#### Problem description
Copy out the lines of the records below, and only those lines, from the one with "Emit a Python" through the one with "import plotly.graph_objects as go", exactly as they appear.

━━━━━ Records shown ━━━━━

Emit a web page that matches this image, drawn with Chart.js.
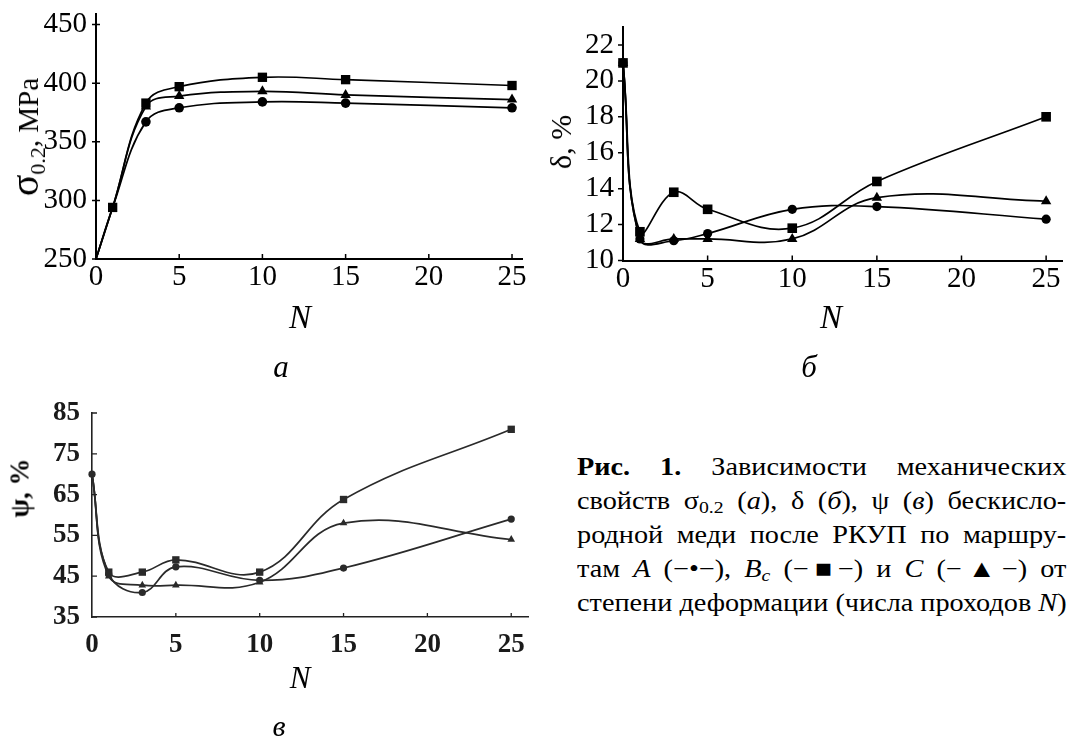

━━━━━
━━━━━ Records shown ━━━━━

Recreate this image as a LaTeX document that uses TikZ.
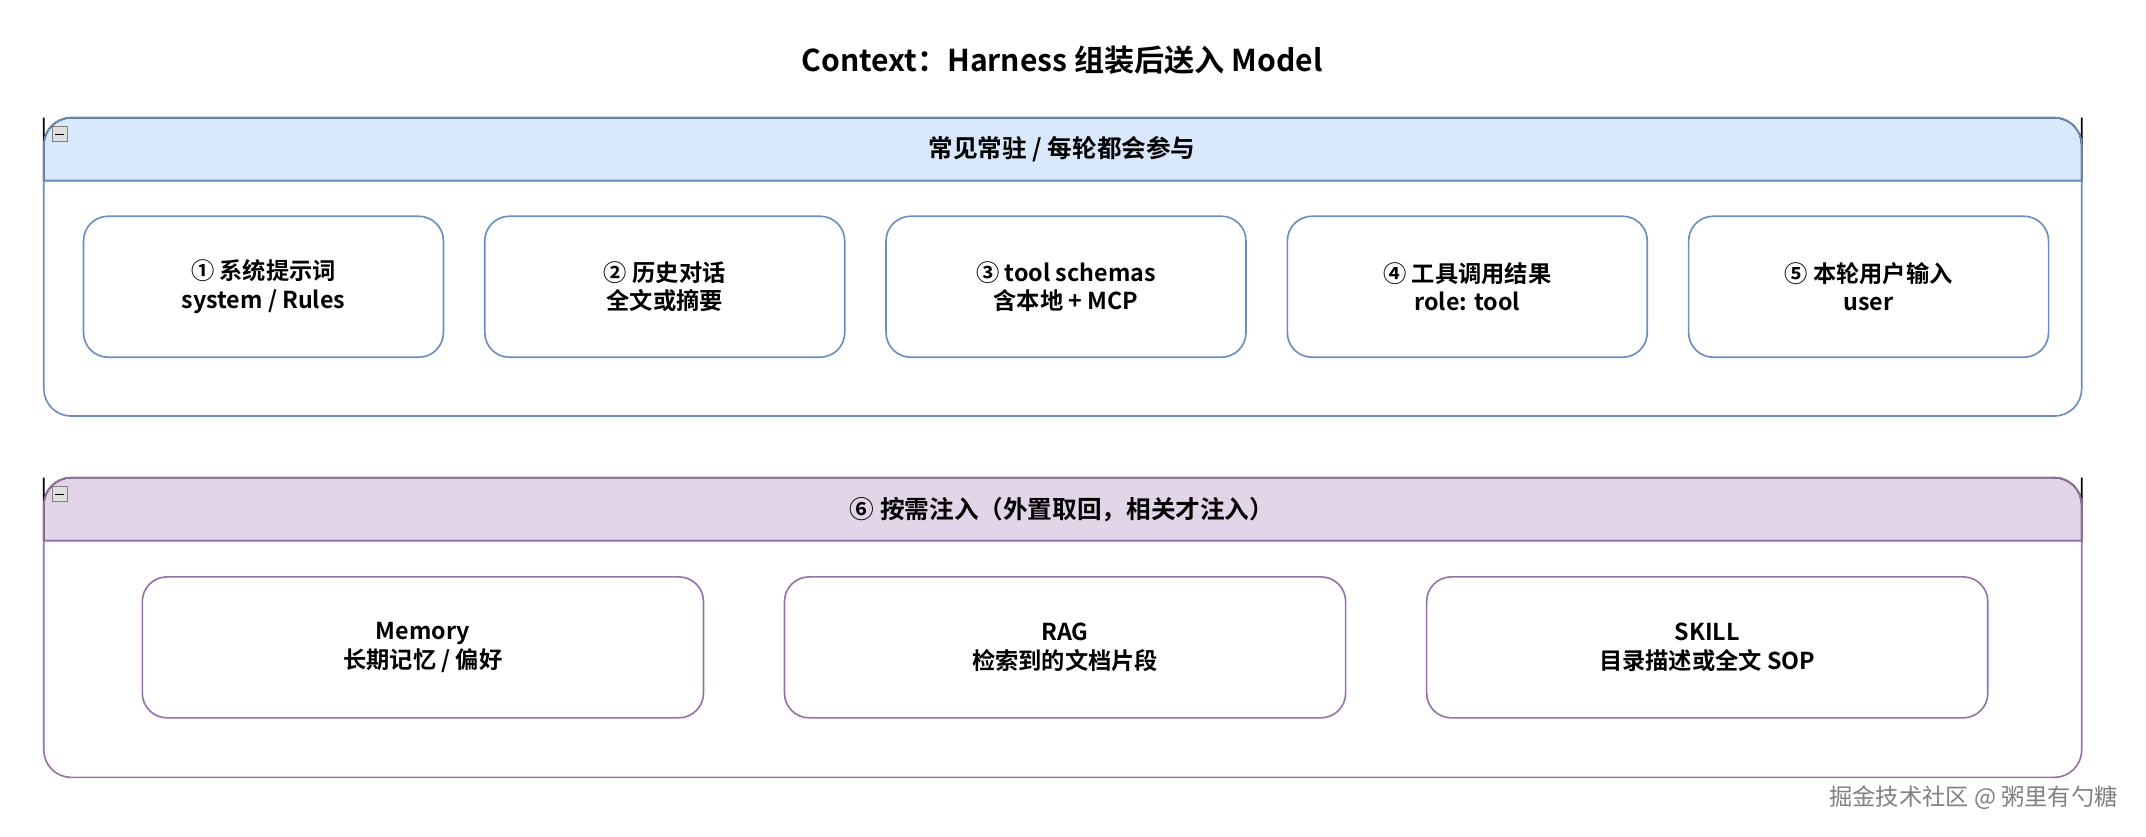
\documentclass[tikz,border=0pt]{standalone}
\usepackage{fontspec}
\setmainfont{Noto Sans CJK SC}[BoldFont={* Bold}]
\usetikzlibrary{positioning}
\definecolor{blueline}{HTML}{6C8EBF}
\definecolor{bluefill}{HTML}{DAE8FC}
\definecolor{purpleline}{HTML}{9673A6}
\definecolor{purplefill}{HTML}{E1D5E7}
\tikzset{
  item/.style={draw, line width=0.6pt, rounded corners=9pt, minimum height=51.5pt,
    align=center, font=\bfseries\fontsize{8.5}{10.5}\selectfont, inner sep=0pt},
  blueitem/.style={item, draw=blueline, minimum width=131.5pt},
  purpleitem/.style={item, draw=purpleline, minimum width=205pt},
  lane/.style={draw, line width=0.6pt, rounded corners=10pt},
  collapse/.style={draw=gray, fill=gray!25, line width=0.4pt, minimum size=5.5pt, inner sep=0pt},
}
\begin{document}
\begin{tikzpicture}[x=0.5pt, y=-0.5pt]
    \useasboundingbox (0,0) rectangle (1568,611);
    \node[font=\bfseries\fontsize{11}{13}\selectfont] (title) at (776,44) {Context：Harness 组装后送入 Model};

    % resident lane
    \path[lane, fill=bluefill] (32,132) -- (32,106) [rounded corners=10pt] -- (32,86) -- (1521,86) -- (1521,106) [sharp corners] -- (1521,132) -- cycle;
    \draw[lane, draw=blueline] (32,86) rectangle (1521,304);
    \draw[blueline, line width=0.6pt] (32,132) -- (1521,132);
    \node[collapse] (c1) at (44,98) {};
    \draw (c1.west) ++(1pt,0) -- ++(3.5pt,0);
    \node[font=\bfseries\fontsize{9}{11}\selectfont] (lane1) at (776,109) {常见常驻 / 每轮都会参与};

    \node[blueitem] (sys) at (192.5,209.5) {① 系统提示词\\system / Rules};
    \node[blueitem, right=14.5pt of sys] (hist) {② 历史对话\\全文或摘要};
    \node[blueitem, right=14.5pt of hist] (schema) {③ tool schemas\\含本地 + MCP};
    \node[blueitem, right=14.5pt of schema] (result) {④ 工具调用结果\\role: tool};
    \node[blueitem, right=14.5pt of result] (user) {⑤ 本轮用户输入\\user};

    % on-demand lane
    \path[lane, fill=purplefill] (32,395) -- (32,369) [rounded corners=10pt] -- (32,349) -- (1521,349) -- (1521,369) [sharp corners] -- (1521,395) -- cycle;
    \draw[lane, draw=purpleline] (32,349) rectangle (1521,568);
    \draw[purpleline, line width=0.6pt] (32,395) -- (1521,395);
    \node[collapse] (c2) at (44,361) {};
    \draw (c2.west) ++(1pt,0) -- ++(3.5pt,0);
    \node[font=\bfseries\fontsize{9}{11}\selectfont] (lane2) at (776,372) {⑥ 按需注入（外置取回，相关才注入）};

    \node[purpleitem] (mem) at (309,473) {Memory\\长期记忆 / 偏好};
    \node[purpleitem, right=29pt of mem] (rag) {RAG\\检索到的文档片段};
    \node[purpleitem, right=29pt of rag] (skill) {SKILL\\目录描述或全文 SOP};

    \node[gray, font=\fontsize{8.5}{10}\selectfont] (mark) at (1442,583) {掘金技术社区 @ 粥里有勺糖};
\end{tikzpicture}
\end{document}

━━━━━
━━━━━ Records shown ━━━━━

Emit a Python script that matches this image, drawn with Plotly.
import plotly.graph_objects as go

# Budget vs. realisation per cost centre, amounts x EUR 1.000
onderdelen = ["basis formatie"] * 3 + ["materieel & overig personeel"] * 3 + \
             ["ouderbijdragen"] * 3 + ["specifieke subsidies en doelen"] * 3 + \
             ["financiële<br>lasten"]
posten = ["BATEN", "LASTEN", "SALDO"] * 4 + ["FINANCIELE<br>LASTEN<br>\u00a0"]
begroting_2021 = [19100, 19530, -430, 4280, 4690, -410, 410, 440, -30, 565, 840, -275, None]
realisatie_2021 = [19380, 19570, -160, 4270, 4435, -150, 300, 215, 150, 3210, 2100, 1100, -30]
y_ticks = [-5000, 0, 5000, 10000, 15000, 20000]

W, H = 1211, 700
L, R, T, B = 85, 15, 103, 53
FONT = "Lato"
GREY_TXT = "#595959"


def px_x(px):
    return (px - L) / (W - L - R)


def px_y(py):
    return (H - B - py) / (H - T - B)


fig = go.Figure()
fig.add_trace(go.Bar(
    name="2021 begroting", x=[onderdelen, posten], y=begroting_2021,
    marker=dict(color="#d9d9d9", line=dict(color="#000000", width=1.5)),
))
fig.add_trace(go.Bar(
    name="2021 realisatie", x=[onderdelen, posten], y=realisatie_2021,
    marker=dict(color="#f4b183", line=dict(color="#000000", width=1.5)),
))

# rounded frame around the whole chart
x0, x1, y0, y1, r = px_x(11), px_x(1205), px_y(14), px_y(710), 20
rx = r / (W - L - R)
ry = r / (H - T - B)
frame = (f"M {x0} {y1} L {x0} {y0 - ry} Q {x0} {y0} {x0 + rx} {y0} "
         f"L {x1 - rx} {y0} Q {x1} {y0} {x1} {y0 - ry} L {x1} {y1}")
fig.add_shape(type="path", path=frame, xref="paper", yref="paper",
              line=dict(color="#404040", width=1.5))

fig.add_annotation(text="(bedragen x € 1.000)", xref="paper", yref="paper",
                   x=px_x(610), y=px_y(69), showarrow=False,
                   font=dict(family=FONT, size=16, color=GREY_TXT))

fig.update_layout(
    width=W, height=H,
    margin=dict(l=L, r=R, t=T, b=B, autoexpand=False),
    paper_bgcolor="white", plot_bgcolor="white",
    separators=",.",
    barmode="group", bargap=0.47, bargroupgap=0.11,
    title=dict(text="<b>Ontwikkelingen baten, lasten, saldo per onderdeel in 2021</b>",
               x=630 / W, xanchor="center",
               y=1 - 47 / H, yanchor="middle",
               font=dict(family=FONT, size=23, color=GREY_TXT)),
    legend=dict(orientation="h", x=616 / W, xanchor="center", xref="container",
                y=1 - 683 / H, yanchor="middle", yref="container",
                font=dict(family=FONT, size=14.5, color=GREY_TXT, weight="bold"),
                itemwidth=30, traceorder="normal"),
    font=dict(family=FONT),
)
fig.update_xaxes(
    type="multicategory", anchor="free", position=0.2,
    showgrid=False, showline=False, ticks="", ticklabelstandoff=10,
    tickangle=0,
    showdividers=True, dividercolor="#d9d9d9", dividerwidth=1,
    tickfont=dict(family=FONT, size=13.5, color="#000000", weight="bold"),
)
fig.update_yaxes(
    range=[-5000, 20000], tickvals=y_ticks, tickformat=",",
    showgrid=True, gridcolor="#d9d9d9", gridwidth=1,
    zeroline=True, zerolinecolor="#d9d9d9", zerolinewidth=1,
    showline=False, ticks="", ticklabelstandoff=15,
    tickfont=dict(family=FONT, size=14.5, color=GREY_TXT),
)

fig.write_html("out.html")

━━━━━

#### Expected answer
Emit a Python script that matches this image, drawn with Plotly.
import plotly.graph_objects as go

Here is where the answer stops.